Introducing Birmingham

Birmingham took centre stage during the Industrial Revolution, as creativity and innovation helped to transform it from a mid‐sized town into a burgeoning city.

Now it is home to more than 1.1 million people and is a thriving commercial and financial hub.

Five universities make the city a hot‐bed for students too and higher education continues to thrive in the region.

Much of the city underwent redevelopment in the wake of the Second World War, but many reminders of the industrial age remain.

Birmingham is everything you would expect from a major metropolis, and features an eclectic mix of cutting‐edge museums and galleries, theatres, comedy clubs, stylish bars and night clubs, with Broad Street a magnet for party‐goers.
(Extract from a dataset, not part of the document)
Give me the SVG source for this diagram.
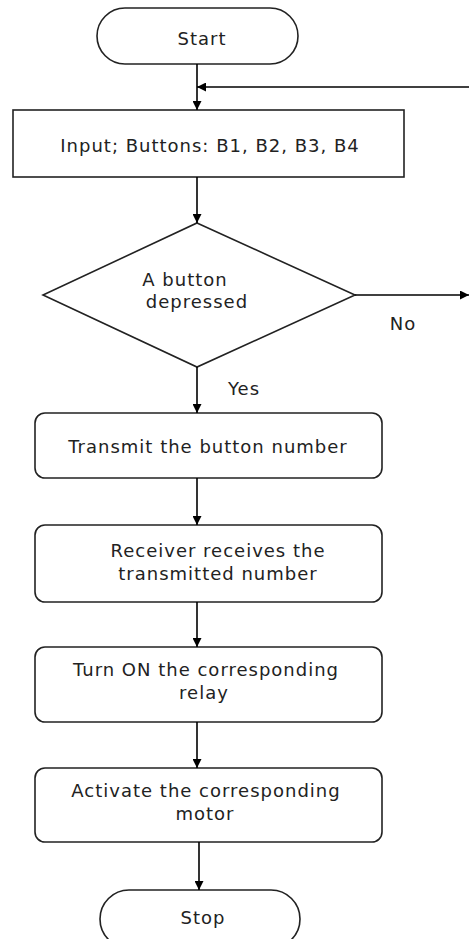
<svg xmlns="http://www.w3.org/2000/svg" width="469" height="939" viewBox="0 0 469 939">
<defs>
<marker id="ah" viewBox="0 0 10 10" refX="10" refY="5" markerWidth="9" markerHeight="9" markerUnits="userSpaceOnUse" orient="auto">
<path d="M0,0 L10,5 L0,10 z" fill="#000"/>
</marker>
<style>
.s{fill:#fff;stroke:#222;stroke-width:1.6}
.t{font-family:"DejaVu Sans","Open Sans",sans-serif;font-size:18px;letter-spacing:1px;fill:#222;text-anchor:middle}
.l{fill:none;stroke:#000;stroke-width:1.6}
</style>
</defs>
<rect width="469" height="939" fill="#fff"/>
<g id="start"><rect class="s" x="97" y="8" width="201" height="56" rx="28"/><text class="t" x="202" y="45">Start</text></g>
<g id="input"><rect class="s" x="13" y="110" width="391" height="67"/><text class="t" x="210" y="152">Input; Buttons: B1, B2, B3, B4</text></g>
<g id="decision"><polygon class="s" points="197,223 355,295 197,367 43,295"/><text class="t" x="185" y="286">A button</text><text class="t" x="197" y="308">depressed</text></g>
<g id="transmit"><rect class="s" x="35" y="413" width="347" height="65" rx="10"/><text class="t" x="208" y="453">Transmit the button number</text></g>
<g id="receive"><rect class="s" x="35" y="525" width="347" height="77" rx="10"/><text class="t" x="218" y="557">Receiver receives the</text><text class="t" x="218" y="580">transmitted number</text></g>
<g id="relay"><rect class="s" x="35" y="647" width="347" height="75" rx="10"/><text class="t" x="206" y="676">Turn ON the corresponding</text><text class="t" x="204" y="699">relay</text></g>
<g id="motor"><rect class="s" x="35" y="768" width="347" height="74" rx="10"/><text class="t" x="206" y="797">Activate the corresponding</text><text class="t" x="205" y="820">motor</text></g>
<g id="stop"><rect class="s" x="100" y="890" width="200" height="58" rx="29"/><text class="t" x="203" y="924">Stop</text></g>
<g id="connectors">
<line class="l" x1="197" y1="64" x2="197" y2="110" marker-end="url(#ah)"/>
<line class="l" x1="469" y1="87" x2="197" y2="87" marker-end="url(#ah)"/>
<line class="l" x1="197" y1="177" x2="197" y2="223" marker-end="url(#ah)"/>
<line class="l" x1="355" y1="295" x2="469" y2="295" marker-end="url(#ah)"/>
<line class="l" x1="197" y1="367" x2="197" y2="413" marker-end="url(#ah)"/>
<line class="l" x1="197" y1="478" x2="197" y2="525" marker-end="url(#ah)"/>
<line class="l" x1="197" y1="602" x2="197" y2="647" marker-end="url(#ah)"/>
<line class="l" x1="197" y1="722" x2="197" y2="768" marker-end="url(#ah)"/>
<line class="l" x1="199" y1="842" x2="199" y2="890" marker-end="url(#ah)"/>
<text class="t" x="403" y="330">No</text>
<text class="t" x="244" y="395">Yes</text>
</g>
</svg>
Birmingham has everything from bespoke boutiques to historic markets and modern shopping centres. The Bullring, Grand Central and The Pavilions can meet all of your retail needs, while for something a little different, venture to the renowned Jewellery Quarter.

The Library of Birmingham meanwhile – the largest public library in Europe – is a major cultural destination and is home to more than 400,000 books.

You’ll find a range of public and private schools, including independents, academies and special schools in the area. Among them is King Edward’s School, which can count Lord of the Rings creator J.R.R Tolkien among its alumni.

If you branch out from the city, there are hundreds of schools across the Midlands which cover all age ranges and abilities.